Our course was almost run but there was one last thing to do. Back in our hotel, on a roof terrace below the glowing flank of the illuminated cathedral, we gathered to hear Chaucer’s Retraction, which concludes both the poem and Chaucer’s career. It was a memorable moment under the stars, very quiet and moving, which brought the project to a still and thoughtful close.

Standing there in the dark, having taken part in something significant, the enduring attraction of pilgrimage was understandable. Meditative passage through a physical landscape allows a reconnection with nature as well as the self. As Will Self puts it, ‘thought [can] unspool from my arachnid mind and silkily entwine with the places I go’. The desire for that experience is as prevalent now as ever. As Rowan Williams says: ‘Place works on the pilgrim … that is what pilgrimage is for.’ Even as an unfinished work, The Canterbury Tales reflects this process of self-discovery.

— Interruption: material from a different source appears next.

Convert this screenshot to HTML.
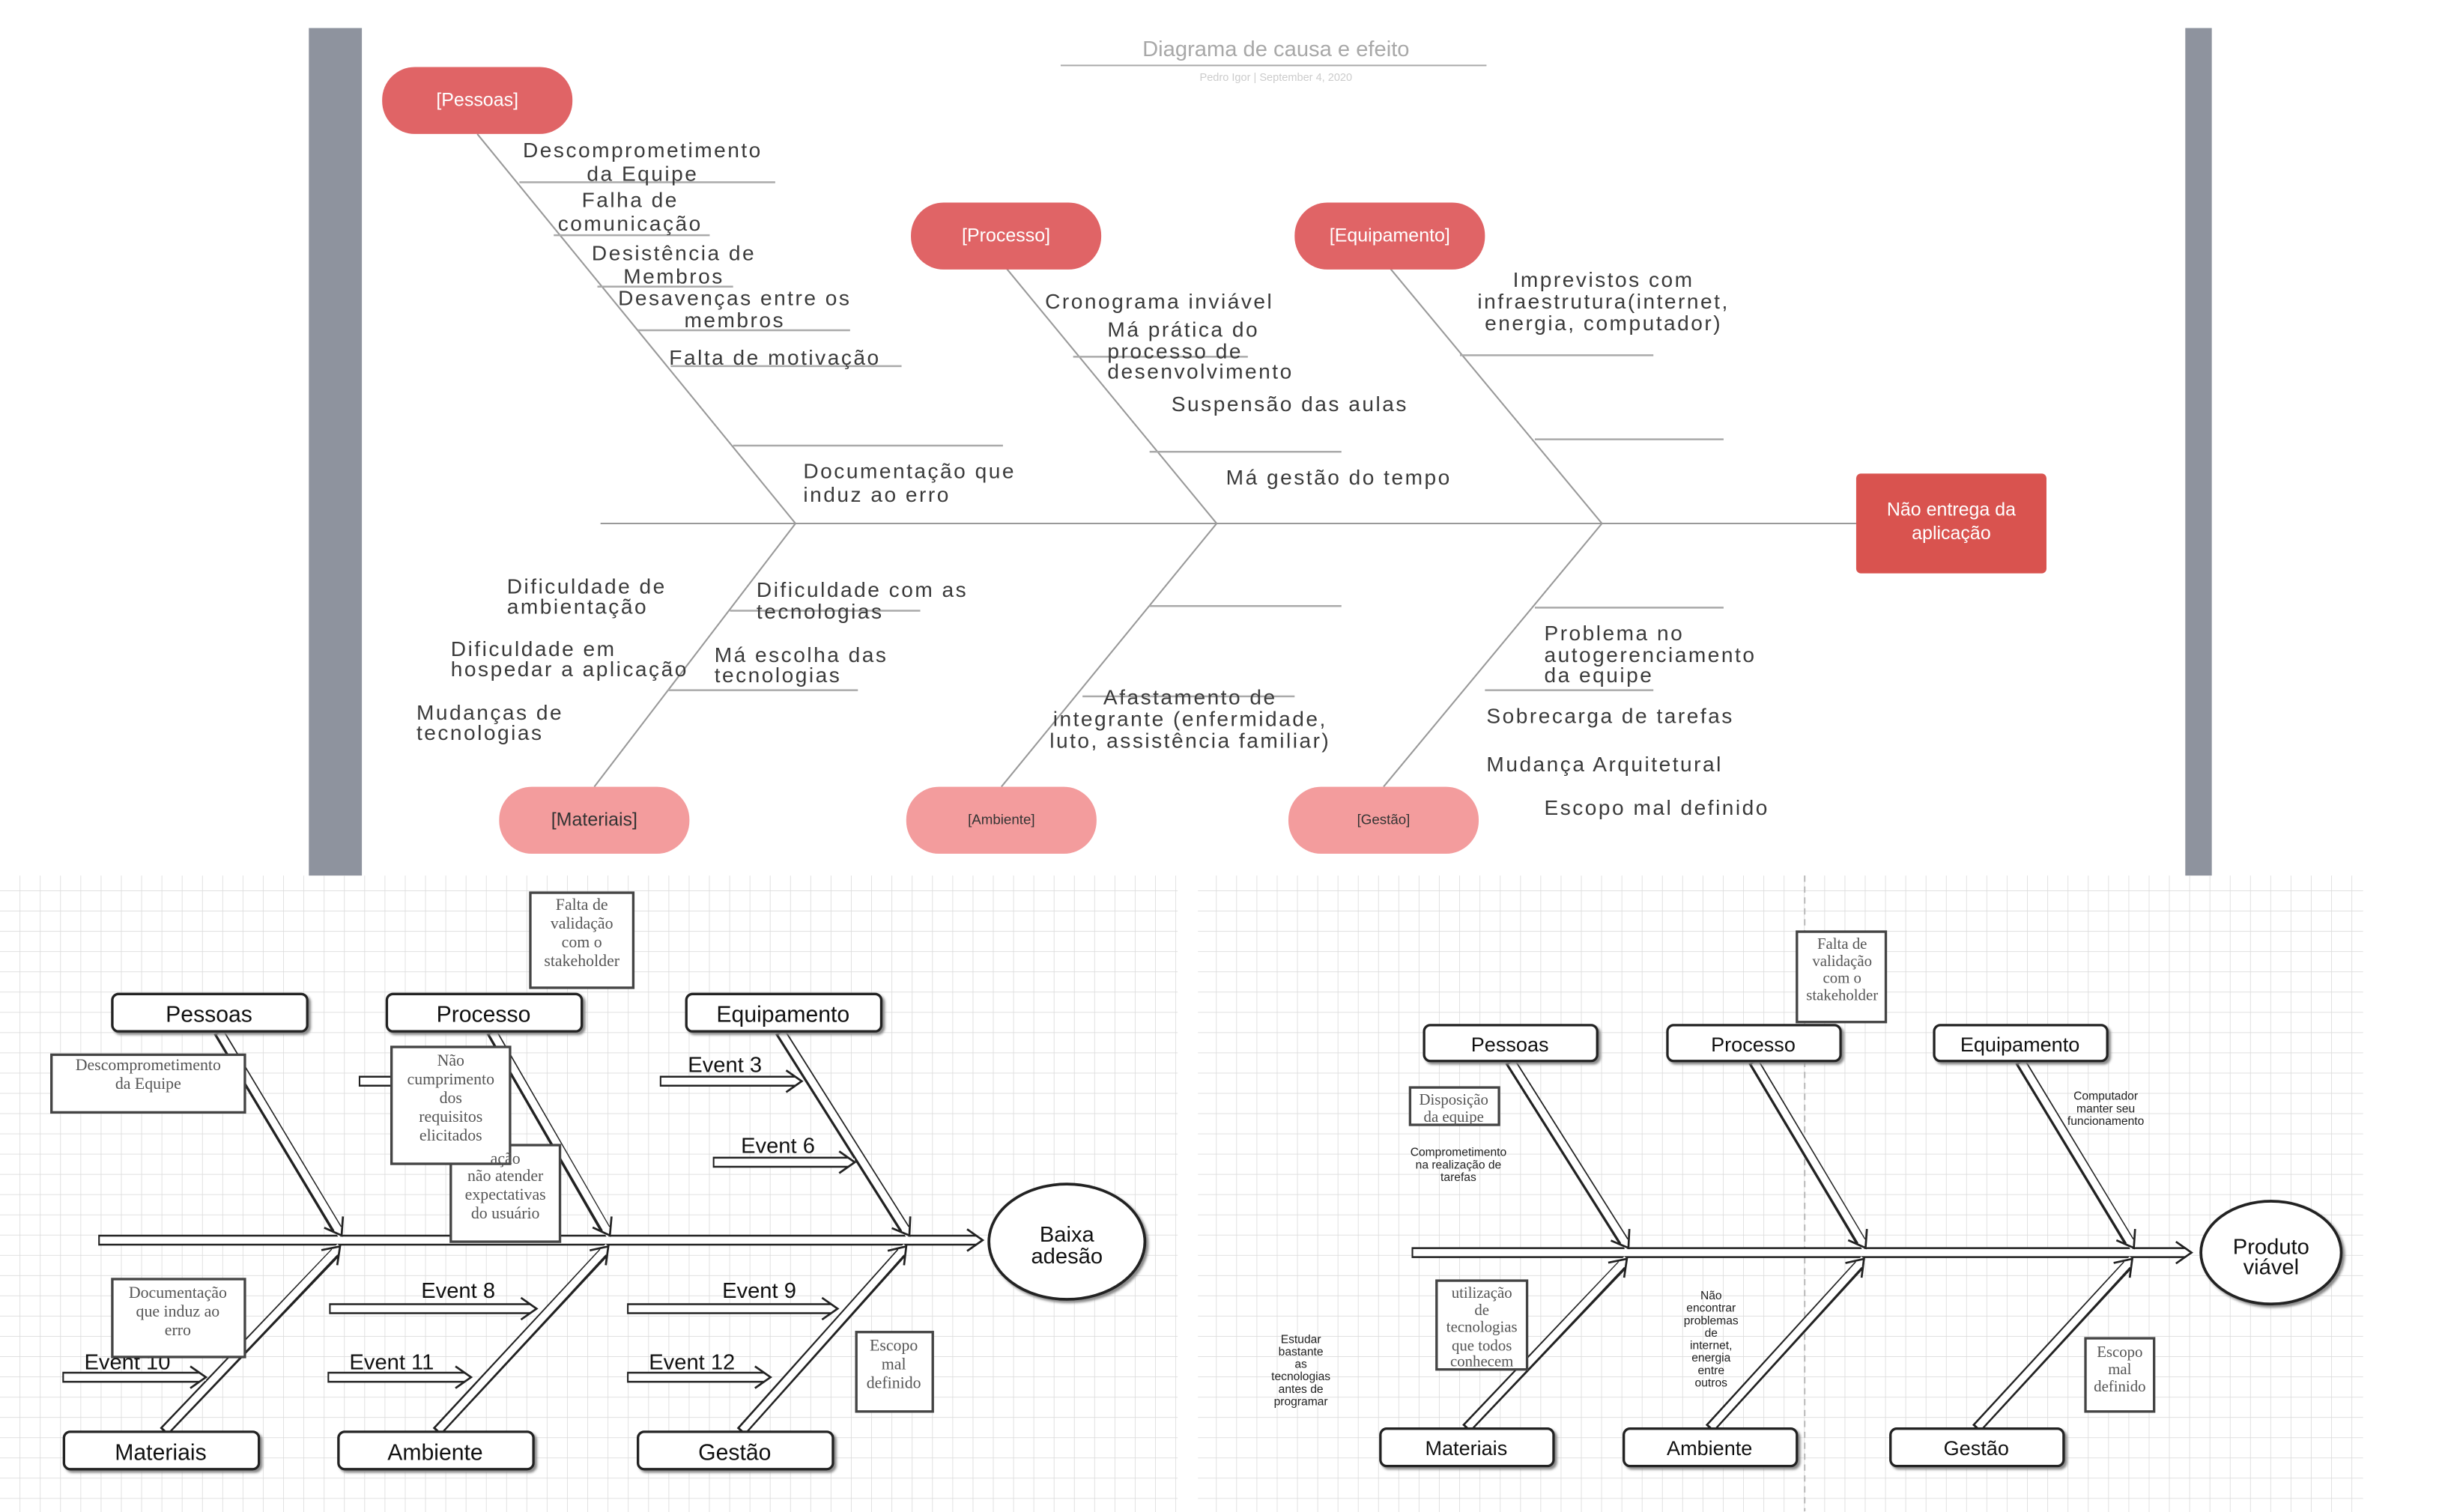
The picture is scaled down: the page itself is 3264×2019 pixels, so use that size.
<!DOCTYPE html>
<html><head><meta charset="utf-8"><style>
html,body{margin:0;padding:0;background:#fff;}
svg{display:block;}
.t{font-family:"Liberation Sans",sans-serif;fill:#3a3a3a;font-size:13.5px;letter-spacing:1.2px;}
.s{font-family:"Liberation Serif",serif;fill:#555;font-size:10.5px;text-anchor:middle;}
.b{font-family:"Liberation Sans",sans-serif;fill:#111;font-size:14.5px;text-anchor:middle;}
.e{font-family:"Liberation Sans",sans-serif;fill:#111;font-size:14px;}
.sm{font-family:"Liberation Sans",sans-serif;fill:#222;font-size:7.5px;text-anchor:middle;}
.p{font-family:"Liberation Sans",sans-serif;fill:#fff;font-size:12px;text-anchor:middle;}
</style></head><body>
<svg width="3264" height="2019" viewBox="0 0 1567.5 970.5" preserveAspectRatio="none" xmlns="http://www.w3.org/2000/svg">
<defs>
<pattern id="g" width="13" height="13" patternUnits="userSpaceOnUse"><path d="M13 0V13H0" fill="none" stroke="#dcdcdc" stroke-width="0.8"/></pattern>
<marker id="a" markerUnits="userSpaceOnUse" markerWidth="16" markerHeight="18" refX="12" refY="9" orient="auto"><path d="M2,2 L12,9 L2,16" fill="none" stroke="#222" stroke-width="1.3"/></marker>
<filter id="sh"><feDropShadow dx="1.5" dy="1.5" stdDeviation="0.8" flood-color="#888"/></filter>
</defs>
<rect width="1567.5" height="970.5" fill="#fff"/>
<!-- TOP PANEL -->
<rect x="198" y="18" width="1220" height="544" fill="#fff"/>
<rect x="198" y="18" width="34" height="544" fill="#8e939e"/>
<rect x="1401" y="18" width="17" height="544" fill="#8e939e"/>
<text x="818" y="36" text-anchor="middle" font-family="Liberation Sans,sans-serif" font-size="14" fill="#a8a8a8">Diagrama de causa e efeito</text>
<line x1="680" y1="42" x2="953" y2="42" stroke="#aaa" stroke-width="1"/>
<text x="818" y="52" text-anchor="middle" font-family="Liberation Sans,sans-serif" font-size="7" fill="#ccc">Pedro Igor  |  September 4, 2020</text>
<g stroke="#999" stroke-width="1" fill="none">
<line x1="385" y1="336" x2="1190" y2="336"/>
<polyline points="306,86 510,336 381,505"/>
<polyline points="645,172 780,336 642,505"/>
<polyline points="891,172 1027,336 887,505"/>
</g>
<g stroke="#aaa" stroke-width="1.2">
<line x1="333" y1="117" x2="497" y2="117"/><line x1="355" y1="151" x2="455" y2="151"/>
<line x1="383" y1="184" x2="470" y2="184"/><line x1="409" y1="212" x2="545" y2="212"/>
<line x1="430" y1="235" x2="578" y2="235"/><line x1="470" y1="286" x2="643" y2="286"/>
<line x1="688" y1="229" x2="800" y2="229"/><line x1="737" y1="290" x2="860" y2="290"/>
<line x1="936" y1="228" x2="1060" y2="228"/><line x1="984" y1="282" x2="1105" y2="282"/>
<line x1="468" y1="392" x2="590" y2="392"/><line x1="428" y1="443" x2="550" y2="443"/>
<line x1="737" y1="389" x2="860" y2="389"/><line x1="694" y1="447" x2="830" y2="447"/>
<line x1="984" y1="390" x2="1105" y2="390"/><line x1="952" y1="443" x2="1060" y2="443"/>
</g>
<g class="t">
<text x="412" y="101" text-anchor="middle">Descomprometimento</text><text x="412" y="116" text-anchor="middle">da Equipe</text>
<text x="404" y="133" text-anchor="middle">Falha de</text><text x="404" y="148" text-anchor="middle">comunicação</text>
<text x="432" y="167" text-anchor="middle">Desistência de</text><text x="432" y="182" text-anchor="middle">Membros</text>
<text x="471" y="196" text-anchor="middle">Desavenças entre os</text><text x="471" y="210" text-anchor="middle">membros</text>
<text x="429" y="234">Falta de motivação</text>
<text x="515" y="307">Documentação que</text><text x="515" y="322">induz ao erro</text>
<text x="670" y="198">Cronograma inviável</text>
<text x="710" y="216">Má prática do</text><text x="710" y="230">processo de</text><text x="710" y="243">desenvolvimento</text>
<text x="751" y="264">Suspensão das aulas</text>
<text x="786" y="311">Má gestão do tempo</text>
<text x="1028" y="184" text-anchor="middle">Imprevistos com</text><text x="1028" y="198" text-anchor="middle">infraestrutura(internet,</text><text x="1028" y="212" text-anchor="middle">energia, computador)</text>
<text x="325" y="381">Dificuldade de</text><text x="325" y="394">ambientação</text>
<text x="485" y="383">Dificuldade com as</text><text x="485" y="397">tecnologias</text>
<text x="289" y="421">Dificuldade em</text><text x="289" y="434">hospedar a aplicação</text>
<text x="458" y="425">Má escolha das</text><text x="458" y="438">tecnologias</text>
<text x="267" y="462">Mudanças de</text><text x="267" y="475">tecnologias</text>
<text x="763" y="452" text-anchor="middle">Afastamento de</text><text x="763" y="466" text-anchor="middle">integrante (enfermidade,</text><text x="763" y="480" text-anchor="middle">luto, assistência familiar)</text>
<text x="990" y="411">Problema no</text><text x="990" y="425">autogerenciamento</text><text x="990" y="438">da equipe</text>
<text x="953" y="464">Sobrecarga de tarefas</text>
<text x="953" y="495">Mudança Arquitetural</text>
<text x="990" y="523">Escopo mal definido</text>
</g>
<g>
<rect x="245" y="43" width="122" height="43" rx="21" fill="#e06466"/><text class="p" x="306" y="68">[Pessoas]</text>
<rect x="584" y="130" width="122" height="43" rx="21" fill="#e06466"/><text class="p" x="645" y="155">[Processo]</text>
<rect x="830" y="130" width="122" height="43" rx="21" fill="#e06466"/><text class="p" x="891" y="155">[Equipamento]</text>
<rect x="320" y="505" width="122" height="43" rx="21" fill="#f39c9d"/><text class="p" x="381" y="530" style="fill:#333">[Materiais]</text>
<rect x="581" y="505" width="122" height="43" rx="21" fill="#f39c9d"/><text x="642" y="529" text-anchor="middle" font-family="Liberation Sans,sans-serif" font-size="9" fill="#333">[Ambiente]</text>
<rect x="826" y="505" width="122" height="43" rx="21" fill="#f39c9d"/><text x="887" y="529" text-anchor="middle" font-family="Liberation Sans,sans-serif" font-size="9" fill="#333">[Gestão]</text>
<rect x="1190" y="304" width="122" height="64" rx="3" fill="#d9534f"/>
<text class="p" x="1251" y="331">Não entrega da</text><text class="p" x="1251" y="346">aplicação</text>
</g>

<!-- BOTTOM LEFT -->
<rect x="0" y="562" width="755" height="409" fill="url(#g)"/>
<g fill="none">
<g stroke="#222" stroke-width="7">
<line x1="63" y1="796" x2="626" y2="796"/>
<line x1="140" y1="662" x2="216" y2="789"/><line x1="315" y1="662" x2="388" y2="789"/><line x1="500" y1="662" x2="580" y2="789"/>
<line x1="105" y1="919" x2="215" y2="804"/><line x1="280" y1="919" x2="387" y2="804"/><line x1="475" y1="919" x2="578" y2="804"/>
<line x1="423" y1="694" x2="510" y2="694"/><line x1="457" y1="746" x2="544" y2="746"/>
<line x1="211" y1="840" x2="340" y2="840"/><line x1="402" y1="840" x2="533" y2="840"/>
<line x1="40" y1="884" x2="128" y2="884"/><line x1="210" y1="884" x2="298" y2="884"/><line x1="402" y1="884" x2="490" y2="884"/>
<line x1="230" y1="694" x2="255" y2="694"/>
</g>
<g stroke="#fff" stroke-width="4.6" marker-end="url(#a)">
<line x1="64" y1="796" x2="630" y2="796"/>
<line x1="141" y1="663" x2="219" y2="793"/><line x1="316" y1="663" x2="391" y2="793"/><line x1="501" y1="663" x2="583" y2="793"/>
<line x1="106" y1="918" x2="218" y2="800"/><line x1="281" y1="918" x2="390" y2="800"/><line x1="476" y1="918" x2="581" y2="800"/>
<line x1="424" y1="694" x2="514" y2="694"/><line x1="458" y1="746" x2="548" y2="746"/>
<line x1="212" y1="840" x2="344" y2="840"/><line x1="403" y1="840" x2="537" y2="840"/>
<line x1="41" y1="884" x2="132" y2="884"/><line x1="211" y1="884" x2="302" y2="884"/><line x1="403" y1="884" x2="494" y2="884"/>
</g>
<line x1="231" y1="694" x2="256" y2="694" stroke="#fff" stroke-width="4.6"/>
</g>
<ellipse cx="684" cy="797" rx="50" ry="37" fill="#fff" stroke="#222" stroke-width="1.8" filter="url(#sh)"/>
<text class="e" x="684" y="797" text-anchor="middle" font-size="12">Baixa</text><text class="e" x="684" y="811" text-anchor="middle" font-size="12">adesão</text>
<g fill="#fff" stroke="#222" stroke-width="1.6" filter="url(#sh)">
<rect x="72" y="638" width="125" height="24" rx="4"/><rect x="248" y="638" width="125" height="24" rx="4"/><rect x="440" y="638" width="125" height="24" rx="4"/>
<rect x="41" y="919" width="125" height="24" rx="4"/><rect x="217" y="919" width="125" height="24" rx="4"/><rect x="409" y="919" width="125" height="24" rx="4"/>
</g>
<g class="b"><text x="134" y="656">Pessoas</text><text x="310" y="656">Processo</text><text x="502" y="656">Equipamento</text>
<text x="103" y="937">Materiais</text><text x="279" y="937">Ambiente</text><text x="471" y="937">Gestão</text></g>
<g class="e"><text x="441" y="688">Event 3</text><text x="475" y="740">Event 6</text><text x="270" y="833">Event 8</text><text x="463" y="833">Event 9</text>
<text x="54" y="879">Event 10</text><text x="224" y="879">Event 11</text><text x="416" y="879">Event 12</text></g>
<g fill="#fff" stroke="#444" stroke-width="1.6">
<rect x="340" y="573" width="66" height="61"/><rect x="33" y="677" width="124" height="37"/>
<rect x="289" y="735" width="70" height="62"/><rect x="251" y="672" width="76" height="75"/>
<rect x="72" y="821" width="85" height="50"/><rect x="549" y="855" width="49" height="51"/>
</g>
<g class="s">
<text x="373" y="584">Falta de</text><text x="373" y="596">validação</text><text x="373" y="608">com o</text><text x="373" y="620">stakeholder</text>
<text x="95" y="687">Descomprometimento</text><text x="95" y="699">da Equipe</text>
<text x="324" y="747">ação</text><text x="324" y="758">não atender</text><text x="324" y="770">expectativas</text><text x="324" y="782">do usuário</text>
<text x="289" y="684">Não</text><text x="289" y="696">cumprimento</text><text x="289" y="708">dos</text><text x="289" y="720">requisitos</text><text x="289" y="732">elicitados</text>
<text x="114" y="833">Documentação</text><text x="114" y="845">que induz ao</text><text x="114" y="857">erro</text>
<text x="573" y="867">Escopo</text><text x="573" y="879">mal</text><text x="573" y="891">definido</text>
</g>

<!-- BOTTOM RIGHT -->
<rect x="768" y="562" width="747" height="409" fill="url(#g)"/>
<line x1="1157" y1="562" x2="1157" y2="970" stroke="#bbb" stroke-width="1" stroke-dasharray="4,3"/>
<g fill="none">
<g stroke="#222" stroke-width="7">
<line x1="905" y1="804" x2="1401" y2="804"/>
<line x1="968" y1="681" x2="1041" y2="797"/><line x1="1124" y1="681" x2="1193" y2="797"/><line x1="1295" y1="681" x2="1365" y2="797"/>
<line x1="940" y1="917" x2="1040" y2="812"/><line x1="1096" y1="917" x2="1192" y2="812"/><line x1="1267" y1="917" x2="1364" y2="812"/>
</g>
<g stroke="#fff" stroke-width="4.6" marker-end="url(#a)">
<line x1="906" y1="804" x2="1405" y2="804"/>
<line x1="969" y1="682" x2="1044" y2="801"/><line x1="1125" y1="682" x2="1196" y2="801"/><line x1="1296" y1="682" x2="1368" y2="801"/>
<line x1="941" y1="916" x2="1043" y2="808"/><line x1="1097" y1="916" x2="1195" y2="808"/><line x1="1268" y1="916" x2="1367" y2="808"/>
</g>
</g>
<ellipse cx="1456" cy="804" rx="45" ry="33" fill="#fff" stroke="#222" stroke-width="1.8" filter="url(#sh)"/>
<text class="e" x="1456" y="805" text-anchor="middle" font-size="11.5">Produto</text><text class="e" x="1456" y="818" text-anchor="middle" font-size="11.5">viável</text>
<g fill="#fff" stroke="#222" stroke-width="1.6" filter="url(#sh)">
<rect x="913" y="658" width="111" height="23" rx="4"/><rect x="1069" y="658" width="111" height="23" rx="4"/><rect x="1240" y="658" width="111" height="23" rx="4"/>
<rect x="885" y="917" width="111" height="24" rx="4"/><rect x="1041" y="917" width="111" height="24" rx="4"/><rect x="1212" y="917" width="111" height="24" rx="4"/>
</g>
<g class="b" style="font-size:13px"><text x="968" y="675">Pessoas</text><text x="1124" y="675">Processo</text><text x="1295" y="675">Equipamento</text>
<text x="940" y="934">Materiais</text><text x="1096" y="934">Ambiente</text><text x="1267" y="934">Gestão</text></g>
<g fill="#fff" stroke="#444" stroke-width="1.6">
<rect x="1152" y="598" width="57" height="58"/><rect x="904" y="698" width="57" height="24"/>
<rect x="921" y="822" width="58" height="57"/><rect x="1337" y="859" width="44" height="47"/>
</g>
<g class="s" style="font-size:10px">
<text x="1181" y="609">Falta de</text><text x="1181" y="620">validação</text><text x="1181" y="631">com o</text><text x="1181" y="642">stakeholder</text>
<text x="932" y="709">Disposição</text><text x="932" y="720">da equipe</text>
<text x="950" y="833">utilização</text><text x="950" y="844">de</text><text x="950" y="855">tecnologias</text><text x="950" y="867">que todos</text><text x="950" y="877">conhecem</text>
<text x="1359" y="871">Escopo</text><text x="1359" y="882">mal</text><text x="1359" y="893">definido</text>
</g>
<g class="sm">
<text x="935" y="742">Comprometimento</text><text x="935" y="750">na realização de</text><text x="935" y="758">tarefas</text>
<text x="1350" y="706">Computador</text><text x="1350" y="714">manter seu</text><text x="1350" y="722">funcionamento</text>
<text x="834" y="862">Estudar</text><text x="834" y="870">bastante</text><text x="834" y="878">as</text><text x="834" y="886">tecnologias</text><text x="834" y="894">antes de</text><text x="834" y="902">programar</text>
<text x="1097" y="834">Não</text><text x="1097" y="842">encontrar</text><text x="1097" y="850">problemas</text><text x="1097" y="858">de</text><text x="1097" y="866">internet,</text><text x="1097" y="874">energia</text><text x="1097" y="882">entre</text><text x="1097" y="890">outros</text>
</g>
</svg>
</body></html>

When we set out from London the enterprise seemed like a literary escapade, infused with the riotous fun and bawdy humour of the first tales. Arriving in Canterbury, however, was sobering, and the poem reflected this in its change of tone. When the Parson tries to preach at one point the Shipman decrees ‘he schal no gospel glosen’. Yet at the end the whole company hears the Parson’s sermon wol gladly, as if realising that their journey has not only been to Canterbury but also towards the Heavenly Jerusalem. One could almost imagine Chaucer deliberately leaving his masterpiece unfinished as an open invitation to future pilgrims and storytellers. I like to think we took up the offer.